My parents divorced when I was 15. It was hard, but my mom rose to the occasion because she had no choice. I watched her get re-certified in her field, go back to work after 15 years of being a stay-at-home mom, and simultaneously cope with the reality of being a newly single mother and a co-parent while moving on from what had been a difficult relationship.
During this time, my mom decided she was going to change the oil in her car by herself. I'm not sure if it was a money issue or something she decided to tackle for personal reasons, but I remember vividly the moment she came back into the house after having successfully changed her oil. The victory in her eyes lit up her whole face. In my simplistic teenage interpretation, that was the moment she got over the divorce and moved on with her life. And in that moment I learned a lot about the power of competence, about the arbitrary nature of gender roles, and about the joy of succeeding at something new. It's a strong memory for me even now.
A couple of months ago, I noticed that my car headlight had burned out. At first I thought about which men in my life I could ask for help. A year or so before, my dad had fixed a burned-out brake light on my car, so I thought about asking him. But then, a voice in my head said “Why don't you just do it yourself?” I went on to YouTube and found a video for how to replace the headlamp bulb on my make and model of car, and one day, I got under the hood with a screwdriver and a pair of pliers, and I did it. I replaced the headlight bulb. And boy, was I proud, even though it's really pretty easy. I was proud because I'd always been taught—my mom's oil-changing notwithstanding—that girls don't do that stuff.
Girls and boys have for generations been treated as though these classic gender divisions of skill sets (men know about engines and how to shoot a gun; women know how to wash clothes and hold babies) have a basis in physiological or psychological differences between the genders. And while it's true that men and women have some brain differences (though it's not clear if these are rooted in nature or nurture), there is simply no reason a girl can't learn how a car engine works or a boy can't learn how to cook a good meal. Most rational people know this to be true. However, differences in what we expect boys and girls to know how to do seem to stick around stubbornly, like a bad idea.
Marriage was originally developed for many reasons, all of them practical. It was about raising kids, combining resources between families, and forming a partnership of survival. Traditional gender roles, whatever you may think of them, made sense in that it's more efficient for individuals in a partnership to specialize in different tasks than to do the same tasks. But now, with traditional marriage on the wane, fewer people marrying, people waiting until they're older to marry, and men and women more free than ever before to take on whatever roles they wish, traditional gender roles are becoming less and less relevant to our society.
And with men and women spending more time single than ever before, what happens when they're only competent in their gender-specific roles? I can tell you: You have men who think food is supposed to come in plastic packaging and full of chemicals, and who can't identify what certain vegetables look like in the supermarket, and you have women who don't know how to take care of their cars or who pay a lot of money to male contractors to do basic things around the house. You have men who drink themselves to death or get in fights because they can't deal with difficult emotions, and women who feel so incompetent in the world that they stay with men who are bad for them just because they don't feel they can survive without a man.

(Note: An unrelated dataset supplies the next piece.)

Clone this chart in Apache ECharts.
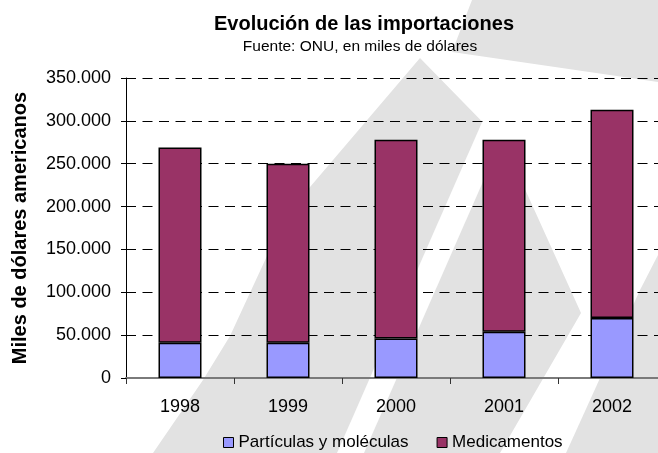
<!DOCTYPE html>
<html>
<head>
<meta charset="utf-8">
<script src="https://cdn.jsdelivr.net/npm/echarts@6/dist/echarts.min.js"></script>
<style>
  html, body { margin: 0; padding: 0; background: #fff; }
  #chart { width: 658px; height: 453px; }
</style>
</head>
<body>
<div id="chart"></div>
<script>
const years = ['1998', '1999', '2000', '2001', '2002']
const particulas = [41000, 41000, 46000, 54000, 70000]
const medicamentos = [228000, 209000, 232000, 224000, 243000]
const seriesNames = ['Partículas y moléculas', 'Medicamentos']

// miles con punto: 350.000
function fmt(v) {
  return String(v).replace(/\B(?=(\d{3})+(?!\d))/g, '.')
}

// marca de agua gris del fondo
const wm = '#e2e2e2'
const shapes = [
  { type: 'polygon', z: -10, silent: true, shape: { points: [[472, 0], [658, 0], [658, 82], [452, 52]] }, style: { fill: wm } },
  { type: 'polygon', z: -10, silent: true, shape: { points: [[420, 58], [505, 145], [581, 313], [500, 453], [153, 453], [203, 380], [230, 336], [267, 256], [310, 187]] }, style: { fill: wm } },
  { type: 'polygon', z: -9, silent: true, shape: { points: [[337, 453], [364, 453], [510, 120], [483, 120]] }, style: { fill: '#fff' } },
  { type: 'polygon', z: -10, silent: true, shape: { points: [[658, 255], [658, 453], [566, 453], [640, 290]] }, style: { fill: wm } }
]

const chart = echarts.init(document.getElementById('chart'))

const option = {
  animation: false,
  textStyle: { fontFamily: 'Liberation Sans, Arial, sans-serif', color: '#000' },
  graphic: { elements: shapes },
  title: [
    {
      text: 'Evolución de las importaciones',
      left: 364, top: 14, textAlign: 'center', padding: 0,
      textStyle: { fontSize: 20, fontWeight: 'bold', color: '#000', fontFamily: 'Liberation Sans, Arial, sans-serif' }
    },
    {
      text: 'Fuente: ONU, en miles de dólares',
      left: 360, top: 39, textAlign: 'center', padding: 0,
      textStyle: { fontSize: 15.5, fontWeight: 'normal', color: '#000', fontFamily: 'Liberation Sans, Arial, sans-serif' }
    }
  ],
  legend: {
    left: 223, top: 434, padding: 0,
    itemWidth: 10, itemHeight: 10, itemGap: 28,
    icon: 'rect',
    itemStyle: { borderColor: '#000', borderWidth: 1 },
    textStyle: { fontSize: 17, color: '#000' },
    data: seriesNames
  },
  // la imagen original está recortada a la derecha: el área de trazado sigue más allá del borde
  grid: { left: 126, width: 540, top: 78, bottom: 75, outerBoundsMode: 'none' },
  xAxis: {
    type: 'category', data: years,
    axisLine: { lineStyle: { color: '#7a7a7a', width: 2 } },
    axisTick: { show: true, length: 6, lineStyle: { color: '#333' } },
    axisLabel: { fontSize: 18, color: '#000', margin: 20 }
  },
  yAxis: {
    type: 'value', min: 0, max: 350000, interval: 50000,
    name: 'Miles de dólares americanos',
    nameLocation: 'middle', nameGap: 96,
    nameTextStyle: { fontSize: 20, fontWeight: 'bold', color: '#000' },
    axisLine: { show: true, lineStyle: { color: '#000', width: 1 } },
    axisTick: { show: true, length: 5, lineStyle: { color: '#000' } },
    axisLabel: { fontSize: 18, color: '#000', margin: 15, formatter: fmt },
    splitLine: { show: true, lineStyle: { color: '#000', width: 1, type: [10, 6.5] } }
  },
  series: [
    {
      name: seriesNames[0], type: 'bar', stack: 'total', barWidth: 43,
      data: particulas,
      itemStyle: { color: '#9999FF', borderColor: '#000', borderWidth: 1.5 }
    },
    {
      name: seriesNames[1], type: 'bar', stack: 'total', barWidth: 43,
      data: medicamentos,
      itemStyle: { color: '#993366', borderColor: '#000', borderWidth: 1.5 }
    }
  ]
}

chart.setOption(option)
</script>
</body>
</html>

If we're to give our kids the space to develop into competent, industrious humans who don't have to depend on anyone else for their wellbeing—and who are thus free to choose healthy relationships rather than relationships based on dependence, and to choose life paths that speak to their hearts rather than those limited by what's considered “normal” based on their gender—we need to teach them how to take care of themselves. That means teaching boys to cook, and teaching girls about engines. Teaching boys how to do laundry and girls how to negotiate for a raise. Teaching boys how to have an emotionally difficult conversation and girls how to fix things around the house.
I know lots of men who are far more competent in the kitchen than I am and many women who are handy with power tools, so I realize that not everyone is bound by these stereotypes. But I also notice my own and other women's hesitation when attempting to do something that's supposedly masculine, and I feel limited by that hesitation and insecurity. And I notice men who repeatedly withdraw from emotionally complex conversations and situations—or worse, who have entrenched unhealthy habits that are killing them—because they don't understand how to deal with difficult feelings that come up.
I want to tell every parent: Be sure your kids have the skills they need to survive and thrive in the new age. Be sure your boys can cook, clean, take care of their own health and hygiene, express themselves, cope with their emotional life, and care for living creatures; be sure your girls can deal with money and numbers, handle basic tools, understand how cars and computers work, take control of their own sexuality, and speak assertively and confidently. It'll be a great world when none of us are bound by old, tired gender rules that are no longer relevant.